▶ _Exercise directions_
Take the lines beginning with the one that contains "Generate a LaTeX" and ending with the one that contains "line width=4pt, inner", and set them down exactly. Omit all pictures.

Record excerpts start

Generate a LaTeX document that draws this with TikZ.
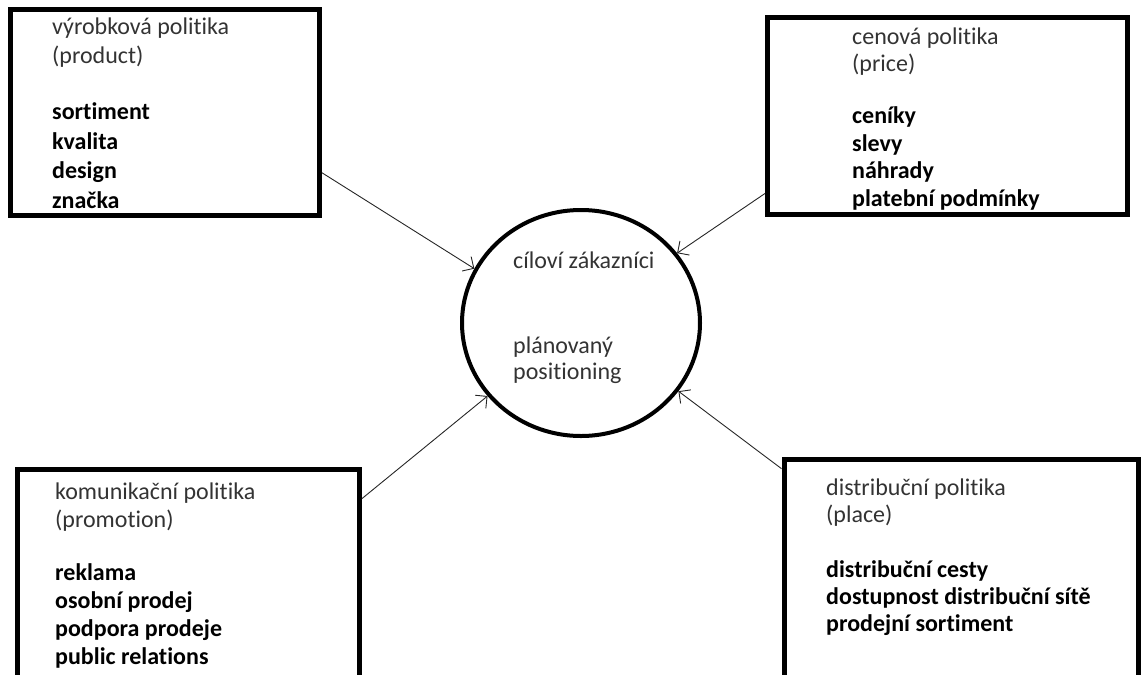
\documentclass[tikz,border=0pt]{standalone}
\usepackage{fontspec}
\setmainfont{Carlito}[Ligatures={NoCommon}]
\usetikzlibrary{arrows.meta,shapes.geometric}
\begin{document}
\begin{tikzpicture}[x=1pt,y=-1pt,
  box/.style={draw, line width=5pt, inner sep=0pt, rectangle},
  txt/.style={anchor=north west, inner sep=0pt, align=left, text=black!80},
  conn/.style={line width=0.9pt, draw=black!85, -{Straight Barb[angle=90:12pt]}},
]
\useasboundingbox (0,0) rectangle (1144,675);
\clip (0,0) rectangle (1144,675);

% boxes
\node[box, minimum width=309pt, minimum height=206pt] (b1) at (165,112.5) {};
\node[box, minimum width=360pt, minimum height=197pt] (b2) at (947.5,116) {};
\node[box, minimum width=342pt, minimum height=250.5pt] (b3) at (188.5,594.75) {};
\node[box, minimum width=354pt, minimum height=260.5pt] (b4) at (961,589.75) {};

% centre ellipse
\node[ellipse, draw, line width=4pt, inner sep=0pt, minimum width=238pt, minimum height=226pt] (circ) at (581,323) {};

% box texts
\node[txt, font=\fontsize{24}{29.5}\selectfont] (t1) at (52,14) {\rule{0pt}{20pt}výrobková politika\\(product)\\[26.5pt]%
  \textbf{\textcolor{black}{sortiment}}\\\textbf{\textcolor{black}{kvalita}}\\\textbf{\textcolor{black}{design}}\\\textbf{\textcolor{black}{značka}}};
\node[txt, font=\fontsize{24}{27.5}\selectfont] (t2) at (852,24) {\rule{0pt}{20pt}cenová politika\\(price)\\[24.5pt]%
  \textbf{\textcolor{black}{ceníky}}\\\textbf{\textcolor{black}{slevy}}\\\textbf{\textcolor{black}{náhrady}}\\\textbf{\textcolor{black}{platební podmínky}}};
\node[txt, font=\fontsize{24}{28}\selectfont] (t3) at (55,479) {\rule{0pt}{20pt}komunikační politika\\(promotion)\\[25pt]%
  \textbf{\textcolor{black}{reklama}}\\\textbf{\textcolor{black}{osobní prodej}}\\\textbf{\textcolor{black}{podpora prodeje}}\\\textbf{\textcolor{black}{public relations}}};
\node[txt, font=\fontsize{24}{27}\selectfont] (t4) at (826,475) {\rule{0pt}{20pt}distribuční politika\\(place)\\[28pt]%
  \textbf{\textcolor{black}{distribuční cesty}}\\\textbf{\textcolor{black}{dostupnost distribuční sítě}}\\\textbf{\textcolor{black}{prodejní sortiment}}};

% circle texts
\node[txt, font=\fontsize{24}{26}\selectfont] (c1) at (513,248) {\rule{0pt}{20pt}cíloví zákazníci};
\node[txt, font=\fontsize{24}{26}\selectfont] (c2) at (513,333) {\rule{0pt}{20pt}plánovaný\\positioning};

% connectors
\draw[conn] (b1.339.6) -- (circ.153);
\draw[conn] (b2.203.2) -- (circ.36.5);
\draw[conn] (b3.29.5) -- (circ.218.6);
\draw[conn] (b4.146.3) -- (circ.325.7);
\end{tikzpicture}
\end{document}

Record excerpts end
Record excerpts start

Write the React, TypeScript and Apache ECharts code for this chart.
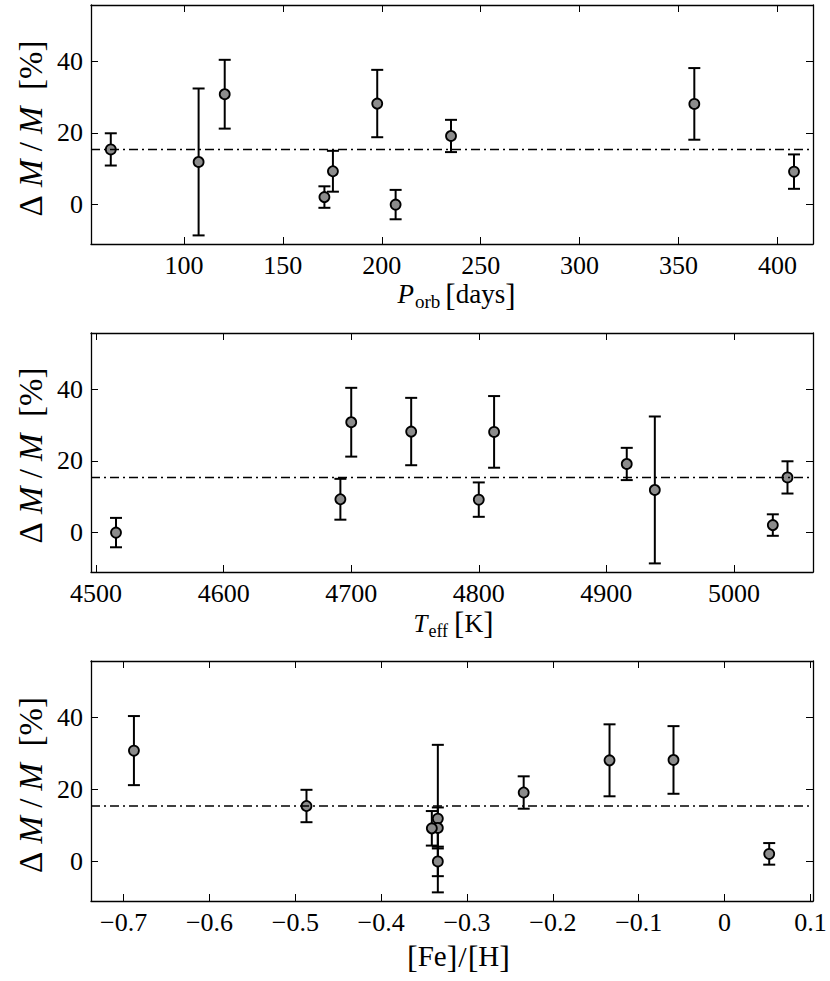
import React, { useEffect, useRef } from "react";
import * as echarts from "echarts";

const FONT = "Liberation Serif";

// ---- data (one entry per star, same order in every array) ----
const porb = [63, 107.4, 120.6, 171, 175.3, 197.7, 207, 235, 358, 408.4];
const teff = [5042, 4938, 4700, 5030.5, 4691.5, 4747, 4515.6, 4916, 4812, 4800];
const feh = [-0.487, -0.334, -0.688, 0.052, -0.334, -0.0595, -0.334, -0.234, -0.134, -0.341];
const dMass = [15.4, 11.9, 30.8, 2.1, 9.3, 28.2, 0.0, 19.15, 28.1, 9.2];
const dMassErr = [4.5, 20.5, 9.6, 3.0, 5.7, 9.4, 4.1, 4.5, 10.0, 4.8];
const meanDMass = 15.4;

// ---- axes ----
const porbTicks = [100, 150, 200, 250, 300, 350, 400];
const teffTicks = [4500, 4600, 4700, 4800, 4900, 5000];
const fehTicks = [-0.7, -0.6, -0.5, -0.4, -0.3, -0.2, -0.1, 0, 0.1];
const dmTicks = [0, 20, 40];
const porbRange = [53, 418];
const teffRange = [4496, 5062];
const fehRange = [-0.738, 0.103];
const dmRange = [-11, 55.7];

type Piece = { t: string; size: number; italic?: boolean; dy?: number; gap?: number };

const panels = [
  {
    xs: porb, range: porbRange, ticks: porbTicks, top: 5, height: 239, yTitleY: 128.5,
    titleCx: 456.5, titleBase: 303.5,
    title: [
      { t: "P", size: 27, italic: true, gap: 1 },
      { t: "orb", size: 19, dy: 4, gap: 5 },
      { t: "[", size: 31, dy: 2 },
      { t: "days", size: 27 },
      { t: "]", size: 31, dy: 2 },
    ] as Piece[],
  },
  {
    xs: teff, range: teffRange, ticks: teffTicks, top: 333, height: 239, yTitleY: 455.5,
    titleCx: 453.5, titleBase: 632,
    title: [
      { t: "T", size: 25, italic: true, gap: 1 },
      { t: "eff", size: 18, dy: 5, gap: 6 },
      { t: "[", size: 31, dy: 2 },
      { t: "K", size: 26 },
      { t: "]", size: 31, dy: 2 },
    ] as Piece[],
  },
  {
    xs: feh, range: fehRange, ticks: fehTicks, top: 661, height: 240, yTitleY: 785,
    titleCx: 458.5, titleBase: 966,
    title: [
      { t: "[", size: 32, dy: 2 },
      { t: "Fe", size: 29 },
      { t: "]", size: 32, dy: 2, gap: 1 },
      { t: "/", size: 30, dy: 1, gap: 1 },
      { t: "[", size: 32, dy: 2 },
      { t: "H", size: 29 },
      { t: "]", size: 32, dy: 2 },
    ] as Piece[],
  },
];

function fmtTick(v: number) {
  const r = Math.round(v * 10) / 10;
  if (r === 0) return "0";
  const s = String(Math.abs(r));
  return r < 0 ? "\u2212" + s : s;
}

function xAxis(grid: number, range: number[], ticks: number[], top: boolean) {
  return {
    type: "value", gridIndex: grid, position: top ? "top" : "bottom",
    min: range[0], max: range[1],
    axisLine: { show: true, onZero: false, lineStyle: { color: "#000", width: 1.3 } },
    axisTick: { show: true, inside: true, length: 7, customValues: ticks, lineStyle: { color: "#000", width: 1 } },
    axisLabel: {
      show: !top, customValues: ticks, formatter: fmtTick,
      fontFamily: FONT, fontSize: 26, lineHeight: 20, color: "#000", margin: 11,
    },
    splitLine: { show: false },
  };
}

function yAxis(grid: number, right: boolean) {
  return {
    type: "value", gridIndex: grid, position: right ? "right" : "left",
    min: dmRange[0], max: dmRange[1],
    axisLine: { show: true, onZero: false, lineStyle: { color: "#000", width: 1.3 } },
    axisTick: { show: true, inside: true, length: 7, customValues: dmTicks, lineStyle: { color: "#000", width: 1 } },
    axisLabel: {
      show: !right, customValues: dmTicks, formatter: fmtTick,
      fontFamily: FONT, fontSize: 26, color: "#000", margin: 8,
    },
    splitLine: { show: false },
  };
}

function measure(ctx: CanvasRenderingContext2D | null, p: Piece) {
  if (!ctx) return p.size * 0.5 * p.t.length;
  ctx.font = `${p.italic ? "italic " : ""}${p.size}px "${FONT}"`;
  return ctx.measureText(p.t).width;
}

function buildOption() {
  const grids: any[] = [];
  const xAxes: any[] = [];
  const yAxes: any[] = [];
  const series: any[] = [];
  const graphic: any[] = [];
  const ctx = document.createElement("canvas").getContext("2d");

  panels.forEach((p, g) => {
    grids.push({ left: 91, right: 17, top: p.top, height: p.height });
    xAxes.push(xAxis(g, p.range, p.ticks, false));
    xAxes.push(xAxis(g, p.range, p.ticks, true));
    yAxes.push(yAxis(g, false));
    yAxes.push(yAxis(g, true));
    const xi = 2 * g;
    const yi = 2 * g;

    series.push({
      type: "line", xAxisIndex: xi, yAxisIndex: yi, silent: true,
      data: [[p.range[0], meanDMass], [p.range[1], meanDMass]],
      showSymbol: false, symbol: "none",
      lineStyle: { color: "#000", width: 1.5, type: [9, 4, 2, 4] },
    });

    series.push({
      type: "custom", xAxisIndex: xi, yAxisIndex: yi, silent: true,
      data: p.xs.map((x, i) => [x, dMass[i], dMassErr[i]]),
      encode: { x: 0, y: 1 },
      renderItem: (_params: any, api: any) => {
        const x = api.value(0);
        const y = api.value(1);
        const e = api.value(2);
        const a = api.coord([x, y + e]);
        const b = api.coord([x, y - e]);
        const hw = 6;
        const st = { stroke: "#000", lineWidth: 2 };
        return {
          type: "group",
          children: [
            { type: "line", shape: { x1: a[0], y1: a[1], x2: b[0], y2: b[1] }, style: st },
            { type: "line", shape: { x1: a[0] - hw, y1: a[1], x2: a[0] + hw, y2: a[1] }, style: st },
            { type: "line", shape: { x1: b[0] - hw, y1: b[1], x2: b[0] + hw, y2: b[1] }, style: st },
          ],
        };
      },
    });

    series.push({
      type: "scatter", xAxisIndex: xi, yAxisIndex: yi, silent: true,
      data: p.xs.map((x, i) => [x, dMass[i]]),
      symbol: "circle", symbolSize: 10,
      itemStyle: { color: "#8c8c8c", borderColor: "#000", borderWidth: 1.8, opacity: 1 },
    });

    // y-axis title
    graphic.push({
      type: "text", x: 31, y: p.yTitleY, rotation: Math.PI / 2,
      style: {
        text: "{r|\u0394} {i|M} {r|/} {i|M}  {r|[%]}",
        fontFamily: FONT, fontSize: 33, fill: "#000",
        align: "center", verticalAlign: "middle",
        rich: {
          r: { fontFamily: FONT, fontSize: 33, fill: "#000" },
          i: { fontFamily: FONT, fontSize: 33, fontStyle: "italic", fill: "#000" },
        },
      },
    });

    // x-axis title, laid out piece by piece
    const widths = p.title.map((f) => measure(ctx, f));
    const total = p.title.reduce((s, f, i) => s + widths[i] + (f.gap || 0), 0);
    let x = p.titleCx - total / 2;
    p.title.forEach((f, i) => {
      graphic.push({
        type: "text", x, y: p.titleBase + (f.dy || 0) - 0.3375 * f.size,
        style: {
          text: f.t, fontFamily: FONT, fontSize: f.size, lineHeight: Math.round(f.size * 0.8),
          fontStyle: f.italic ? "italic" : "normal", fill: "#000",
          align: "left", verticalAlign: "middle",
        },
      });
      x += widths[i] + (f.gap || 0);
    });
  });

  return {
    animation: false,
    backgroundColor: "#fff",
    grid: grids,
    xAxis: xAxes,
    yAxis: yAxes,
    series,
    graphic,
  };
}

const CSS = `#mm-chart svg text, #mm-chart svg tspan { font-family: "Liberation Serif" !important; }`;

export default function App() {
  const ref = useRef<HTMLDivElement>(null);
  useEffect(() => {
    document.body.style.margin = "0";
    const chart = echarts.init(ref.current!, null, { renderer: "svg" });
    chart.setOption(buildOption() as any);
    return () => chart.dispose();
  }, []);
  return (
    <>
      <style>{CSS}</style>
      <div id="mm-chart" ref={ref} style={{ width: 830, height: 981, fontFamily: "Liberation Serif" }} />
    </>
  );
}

Record excerpts end
Record excerpts start

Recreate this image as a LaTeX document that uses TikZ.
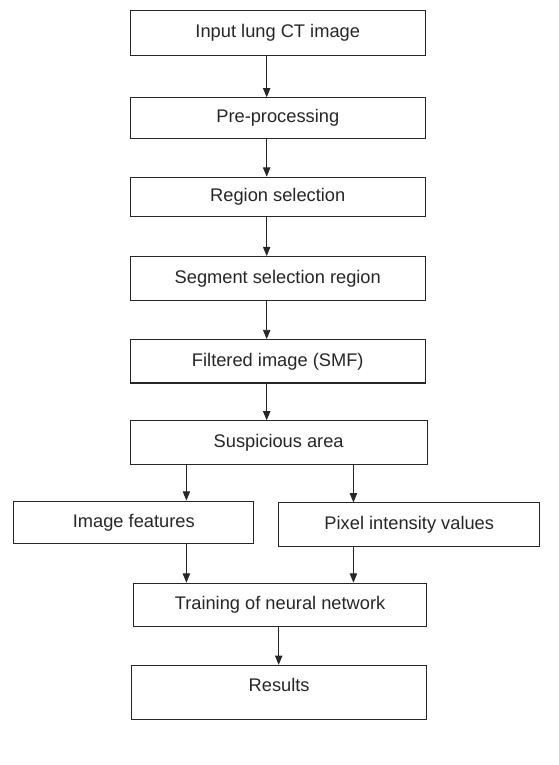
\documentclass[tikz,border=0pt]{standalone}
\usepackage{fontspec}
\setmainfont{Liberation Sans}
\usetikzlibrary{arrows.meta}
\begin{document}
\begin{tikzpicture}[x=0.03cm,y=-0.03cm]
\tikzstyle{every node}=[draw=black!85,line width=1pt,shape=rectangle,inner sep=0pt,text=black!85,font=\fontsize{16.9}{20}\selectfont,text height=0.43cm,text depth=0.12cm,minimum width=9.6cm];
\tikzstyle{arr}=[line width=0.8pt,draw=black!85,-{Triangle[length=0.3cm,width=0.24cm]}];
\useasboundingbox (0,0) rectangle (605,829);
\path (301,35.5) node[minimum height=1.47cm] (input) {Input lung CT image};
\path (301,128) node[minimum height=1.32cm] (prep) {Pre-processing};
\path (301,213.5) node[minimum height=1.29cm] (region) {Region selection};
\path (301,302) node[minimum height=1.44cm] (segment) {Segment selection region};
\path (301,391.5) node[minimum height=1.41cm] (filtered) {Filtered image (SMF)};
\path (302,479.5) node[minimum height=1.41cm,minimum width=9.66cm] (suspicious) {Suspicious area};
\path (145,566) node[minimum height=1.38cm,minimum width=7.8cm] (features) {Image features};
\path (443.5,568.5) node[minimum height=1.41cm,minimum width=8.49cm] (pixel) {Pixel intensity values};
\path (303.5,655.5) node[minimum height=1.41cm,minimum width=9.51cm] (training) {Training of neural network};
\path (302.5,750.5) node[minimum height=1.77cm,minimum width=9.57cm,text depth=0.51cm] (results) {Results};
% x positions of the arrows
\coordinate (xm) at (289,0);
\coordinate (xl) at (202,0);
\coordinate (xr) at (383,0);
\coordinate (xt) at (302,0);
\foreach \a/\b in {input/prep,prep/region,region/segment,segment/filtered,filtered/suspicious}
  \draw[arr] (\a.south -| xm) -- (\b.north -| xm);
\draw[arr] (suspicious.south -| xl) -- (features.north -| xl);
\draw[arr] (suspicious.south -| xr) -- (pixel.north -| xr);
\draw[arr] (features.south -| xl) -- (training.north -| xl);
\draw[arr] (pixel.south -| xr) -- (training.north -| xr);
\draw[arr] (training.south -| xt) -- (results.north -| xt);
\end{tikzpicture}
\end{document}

Record excerpts end

▶ _Exercise output_
Generate a LaTeX document that draws this with TikZ.
\documentclass[tikz,border=0pt]{standalone}
\usepackage{fontspec}
\setmainfont{Carlito}[Ligatures={NoCommon}]
\usetikzlibrary{arrows.meta,shapes.geometric}
\begin{document}
\begin{tikzpicture}[x=1pt,y=-1pt,
  box/.style={draw, line width=5pt, inner sep=0pt, rectangle},
  txt/.style={anchor=north west, inner sep=0pt, align=left, text=black!80},
  conn/.style={line width=0.9pt, draw=black!85, -{Straight Barb[angle=90:12pt]}},
]
\useasboundingbox (0,0) rectangle (1144,675);
\clip (0,0) rectangle (1144,675);

% boxes
\node[box, minimum width=309pt, minimum height=206pt] (b1) at (165,112.5) {};
\node[box, minimum width=360pt, minimum height=197pt] (b2) at (947.5,116) {};
\node[box, minimum width=342pt, minimum height=250.5pt] (b3) at (188.5,594.75) {};
\node[box, minimum width=354pt, minimum height=260.5pt] (b4) at (961,589.75) {};

% centre ellipse
\node[ellipse, draw, line width=4pt, inner sep=0pt, minimum width=238pt, minimum height=226pt] (circ) at (581,323) {};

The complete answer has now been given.